What kinds of AP errors actually cost us the most?

The errors that cost the most are the ones that disrupt downstream steps—miscoded invoices, quantity mismatches, missing approvals, and discrepancies that trigger overpayment and vendor disputes. These problems look small on paper but compound across thousands of invoices, pulling staff into rework, slowing deliveries to the business, and raising costs.

Why do duplicate payments keep happening even when we have controls in place?

Duplicate payments happen when vendor records aren’t maintained tightly and when matching, approvals, or coding rules aren’t applied consistently. Even with controls, duplicates slip through if data is entered manually or if different locations follow slightly different routines. AI-driven invoice capture, electronic receiving and matching, and automated approval workflows catch most of these issues early.

How do invoice discrepancies affect our relationship with vendors?

Invoice discrepancies affect vendors by creating uncertainty around payment timing. Discrepancies and exceptions are the top driver of supplier inquiries, which often lead to delayed shipments, stricter terms, or service interruptions.

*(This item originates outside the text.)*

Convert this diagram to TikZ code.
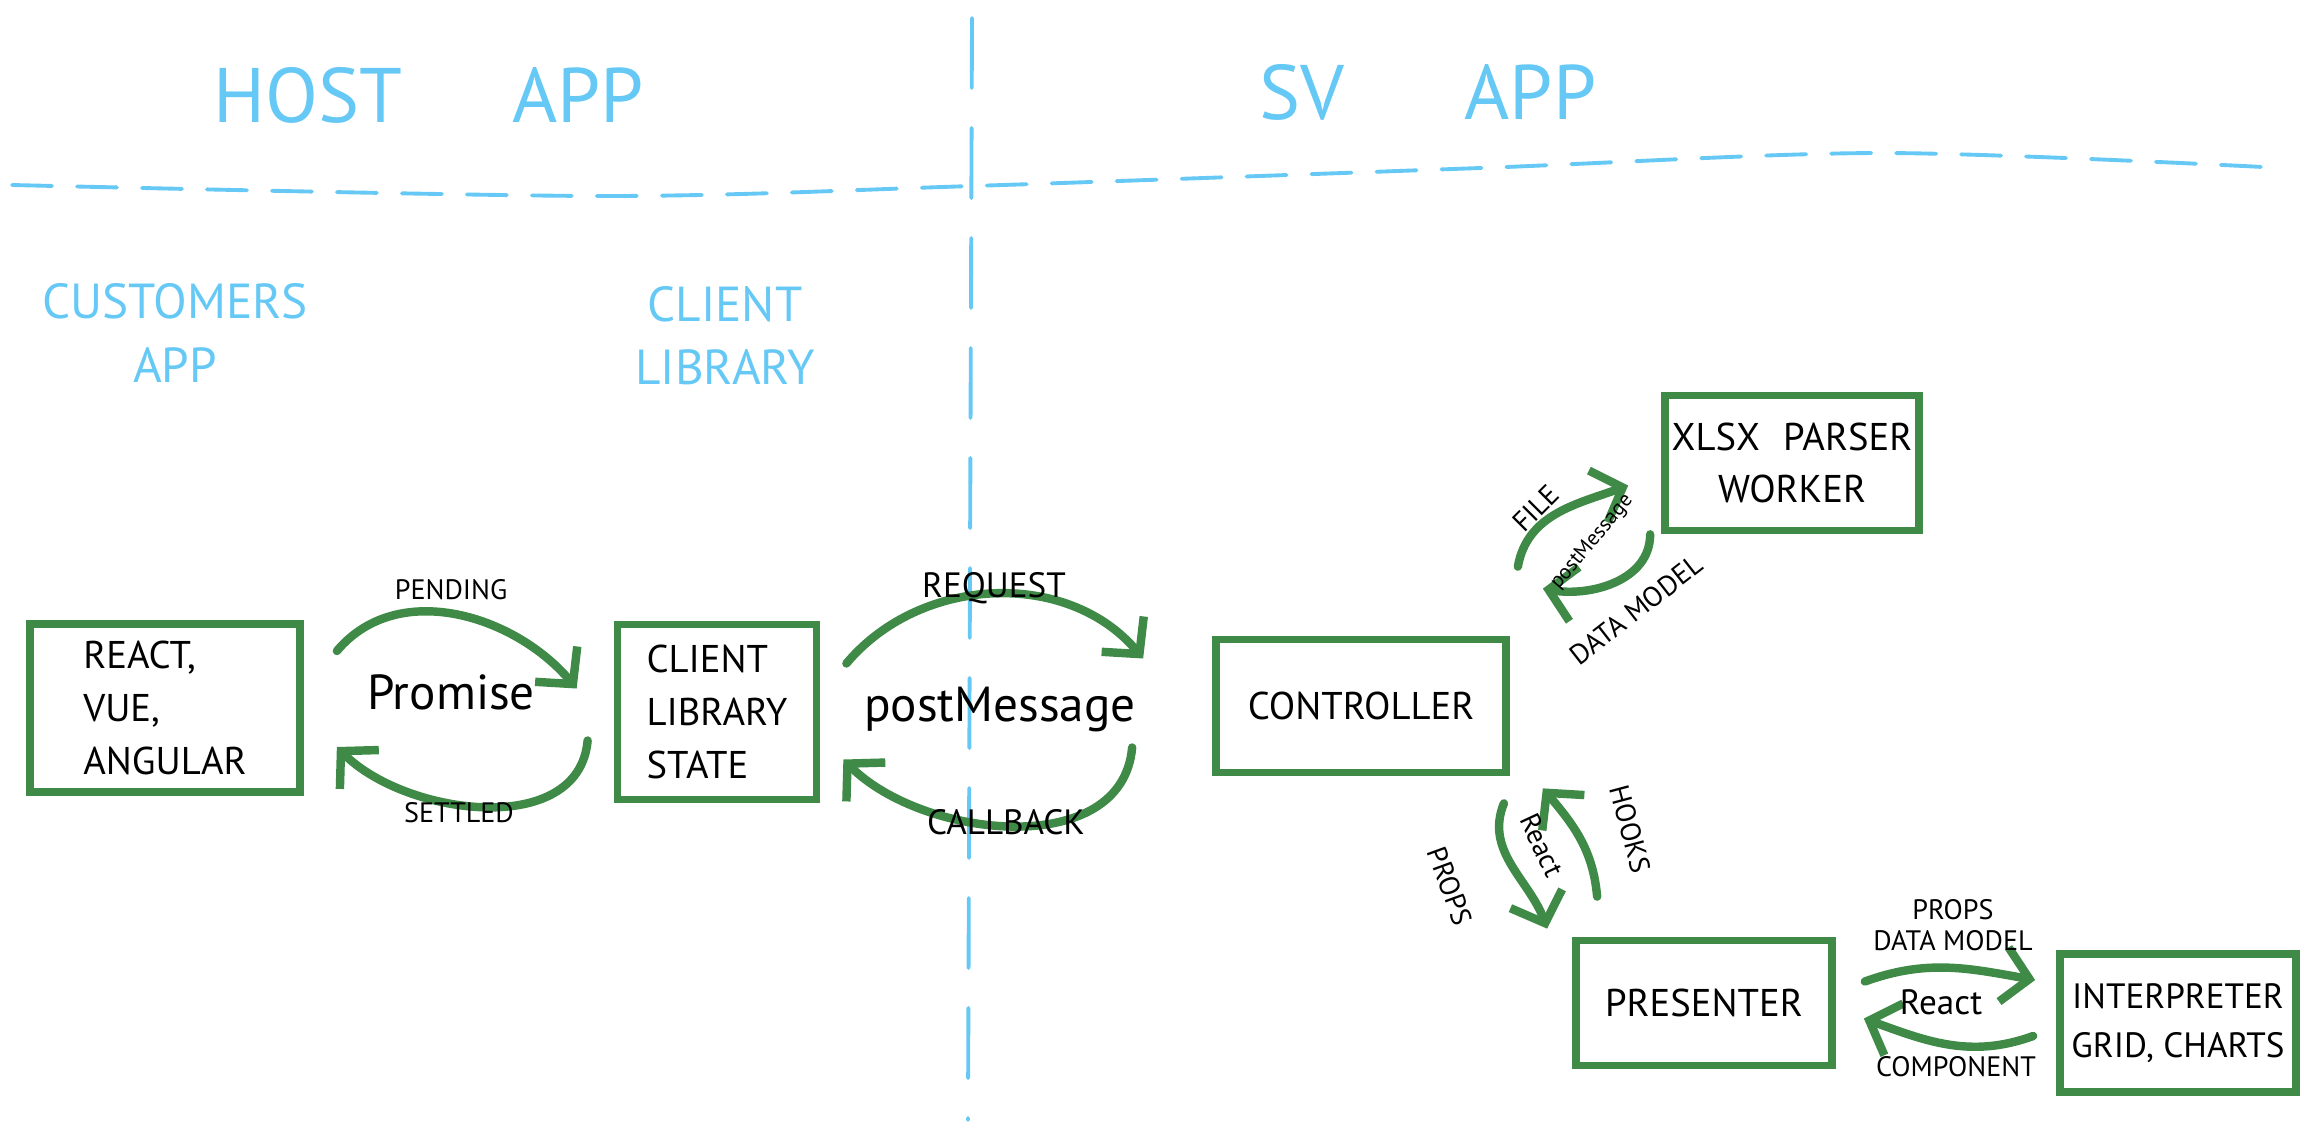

A consistent AP workflow reduces these calls and ensures both fulfillment and invoice-to-payment cycles stay on schedule.”

Is partial AP automation worth it, or do we need full automation to see results?

Partial AP automation rarely delivers meaningful results because it shifts work instead of reducing it. Industry benchmarks suggest that fully end-to-end automation — covering capture, matching, routing, coding, and exception handling — can reduce AP processing costs by 60–80%. Partial automation often fails to eliminate bottlenecks.